Keys to Teaching Teens About Money

Planning & Saving
on January 1, 2013

Having faced the recent difficult economic climate, learning sound personal finance practices has become more important than ever. Teaching basic financial principles early can be a great way to prepare teens for a prosperous adulthood in which they are more likely to avoid the common money managing pitfalls that plague many adults.

Children often do not appreciate the value of hard-earned money. Children do not work jobs, and they are not familiar with budgeting. For this reason, learning to create and adhere to a budget is a critical basic skill that teens should learn first. Parents must assign the responsibility of managing the budget to the teen, and they should only intervene if a major problem arises. Teens should be given room to set their own priorities in creating their budget.

Another important skill that teens should learn is how to set long term savings goals. For some this may be saving for a car or perhaps for a post-graduation vacation or even college. The parent and child should sit down together and determine how much money should be set aside each month in order to eventually accomplish the long term savings goal. Long term goal setting teaches patience and can make teens less likely to be prone to the impulse spending that plagues many adult consumers. Furthermore, it is important that teens learn to manage money and make purchases without using credit cards. Allowing teens to use credit cards gives them the false sense that they can spend money that is currently unavailable without consequence. This leads to practices that can result in deep financial debt later in life.

Teens must also learn to create an emergency fund.

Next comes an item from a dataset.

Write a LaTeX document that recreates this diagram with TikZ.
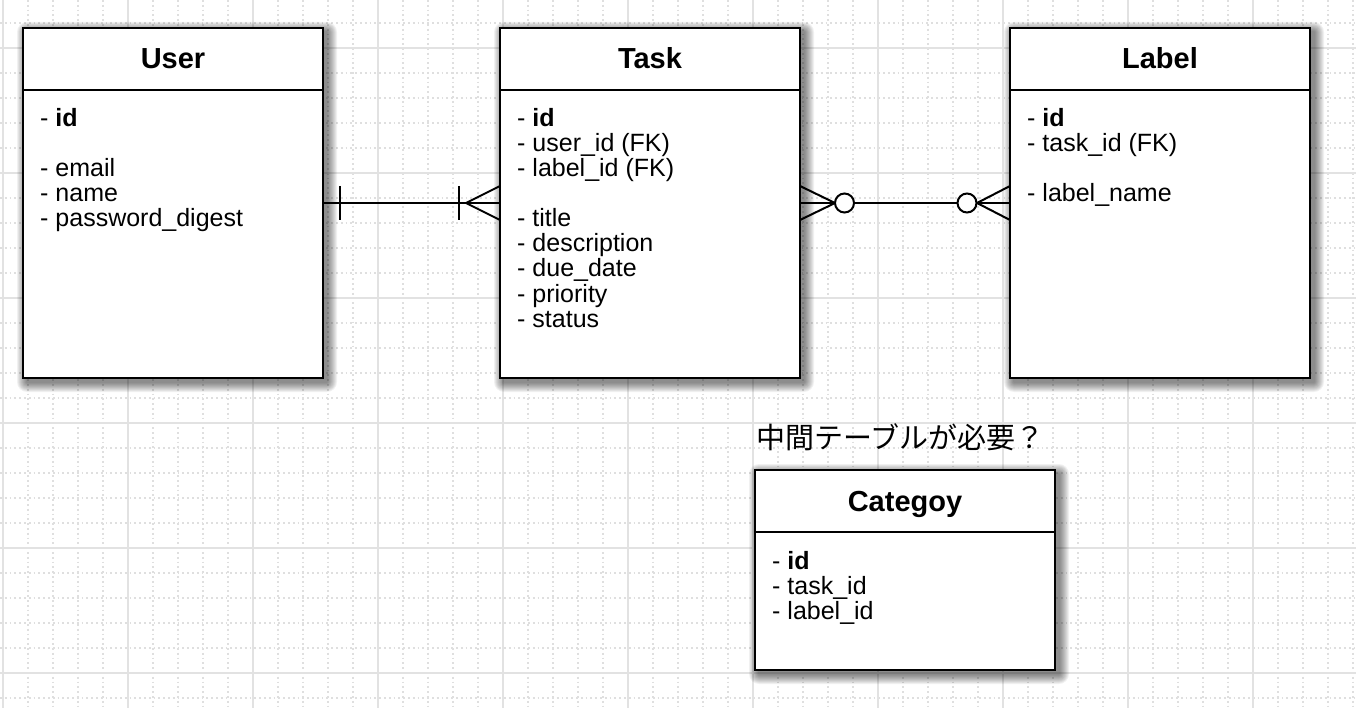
\documentclass[tikz,border=0pt]{standalone}
\usepackage{fontspec}
\setmainfont{Liberation Sans}
\newfontfamily\jpfont{Noto Sans CJK JP}
\definecolor{gridmaj}{HTML}{E2E2E2}
\definecolor{gridmin}{HTML}{DFDFDF}
\newcommand\softshadow[4]{%
  \foreach \r in {10,9,...,1}
    \fill[black, fill opacity=0.055, rounded corners=\r pt]
      (#1+4-\r,#2+4-\r) rectangle (#3+4+\r,#4+4+\r);}
\begin{document}
\begin{tikzpicture}[x=1pt,y=-1pt,
  tablebox/.style={draw=black, line width=2.6pt, fill=white, minimum width=300pt,
    anchor=north west, inner sep=0pt, outer sep=0pt},
  hdrline/.style={line width=2.6pt},
  hdr/.style={font=\fontsize{29}{29}\selectfont\bfseries, inner sep=0pt, anchor=base},
  row/.style={font=\fontsize{25}{25}\selectfont, inner sep=0pt, anchor=base west},
  rel/.style={line width=2pt},
  ring/.style={circle, draw=black, fill=white, line width=2pt, inner sep=0pt, outer sep=0pt, minimum size=19pt},
  minorgrid/.style={gridmin, line width=1.6pt, dash pattern=on 1.8pt off 3pt},
  majorgrid/.style={gridmaj, line width=2pt}]
\useasboundingbox (0,0) rectangle (1356,708);
\fill[white] (0,0) rectangle (1356,708);
\begin{scope}
\clip (0,0) rectangle (1356,708);
\foreach \x in {3,28,...,1353} \draw[minorgrid] (\x,0) -- (\x,708);
\foreach \y in {23,48,...,698} \draw[minorgrid] (0,\y) -- (1356,\y);
\foreach \x in {3,128,...,1253} \draw[majorgrid] (\x,0) -- (\x,708);
\foreach \y in {48,173,...,673} \draw[majorgrid] (0,\y) -- (1356,\y);
\end{scope}

% shadows
\softshadow{23}{28}{323}{378}
\softshadow{500}{28}{800}{378}
\softshadow{1010}{28}{1310}{378}
\softshadow{755}{470}{1055}{670}

% tables
\node[tablebox, minimum height=350pt] (user) at (23,28) {};
\node[tablebox, minimum height=350pt] (task) at (500,28) {};
\node[tablebox, minimum height=350pt] (label) at (1010,28) {};
\node[tablebox, minimum height=200pt] (cat) at (755,470) {};

\foreach \t in {user,task,label,cat}
  \draw[hdrline] ([yshift=-62pt]\t.north west) -- ([yshift=-62pt]\t.north east);

\node[hdr] (userh) at (173,69) {User};
\node[hdr] (taskh) at (650,69) {Task};
\node[hdr] (labelh) at (1160,69) {Label};
\node[hdr] (cath) at (905,511) {Categoy};

% User rows
\node[row] (u1) at (40,127) {- \textbf{id}};
\node[row] (u2) at (40,177) {- email};
\node[row] (u3) at (40,202) {- name};
\node[row] (u4) at (40,227) {- password\_digest};
% Task rows
\node[row] (t1) at (517,127) {- \textbf{id}};
\node[row] (t2) at (517,152) {- user\_id (FK)};
\node[row] (t3) at (517,177) {- label\_id (FK)};
\node[row] (t4) at (517,227) {- title};
\node[row] (t5) at (517,252) {- description};
\node[row] (t6) at (517,277) {- due\_date};
\node[row] (t7) at (517,302) {- priority};
\node[row] (t8) at (517,327) {- status};
% Label rows
\node[row] (l1) at (1027,127) {- \textbf{id}};
\node[row] (l2) at (1027,152) {- task\_id (FK)};
\node[row] (l3) at (1027,202) {- label\_name};
% Category rows
\node[row] (c1) at (772,569) {- \textbf{id}};
\node[row] (c2) at (772,594) {- task\_id};
\node[row] (c3) at (772,619) {- label\_id};

% note
\node[font=\jpfont\fontsize{29}{29}\selectfont, anchor=west, inner sep=0pt] (note) at (756,437) {中間テーブルが必要？};

% User -- Task : one and only one  to  one or many
\draw[rel] (user.east) -- (task.west);
\draw[rel] ([xshift=17pt,yshift=17pt]user.east) -- ([xshift=17pt,yshift=-17pt]user.east);
\draw[rel] ([xshift=-41pt,yshift=17pt]task.west) -- ([xshift=-41pt,yshift=-17pt]task.west);
\draw[rel] ([yshift=17pt]task.west) -- ([xshift=-34pt]task.west) -- ([yshift=-17pt]task.west);

% Task -- Label : zero or many on both sides
\draw[rel] (task.east) -- (label.west);
\draw[rel] ([yshift=17pt]task.east) -- ([xshift=35pt]task.east) -- ([yshift=-17pt]task.east);
\draw[rel] ([yshift=17pt]label.west) -- ([xshift=-33pt]label.west) -- ([yshift=-17pt]label.west);
\node[ring] (r1) at ([xshift=44.5pt]task.east) {};
\node[ring] (r2) at ([xshift=-43pt]label.west) {};
\end{tikzpicture}
\end{document}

Many adults find themselves needing to borrow money from lending institutions due to unexpected financial emergencies such as illness, job loss, or the need to make a large purchase, such as a major car repair requiring expensive auto parts. This can also trigger a sequence of events that lead to deep financial debt. Not only can having an emergency fund help minimize the impact of negative financial events, but building an emergency fund also teaches patience, as this practice encourages teens to manage money in such a way that would allow them added peace in the case of a negative event that may never actually come.

Teaching teens about charitable giving is also an important financial practice. Not only does charitable giving teach teens to contribute a percentage of their resources to serving a greater need, but charitable giving is rewarding in many ways, including tax benefits that are available to charitable adults.

By teaching good financial habits early, teens are far more likely to reap valuable lifelong benefits of good management.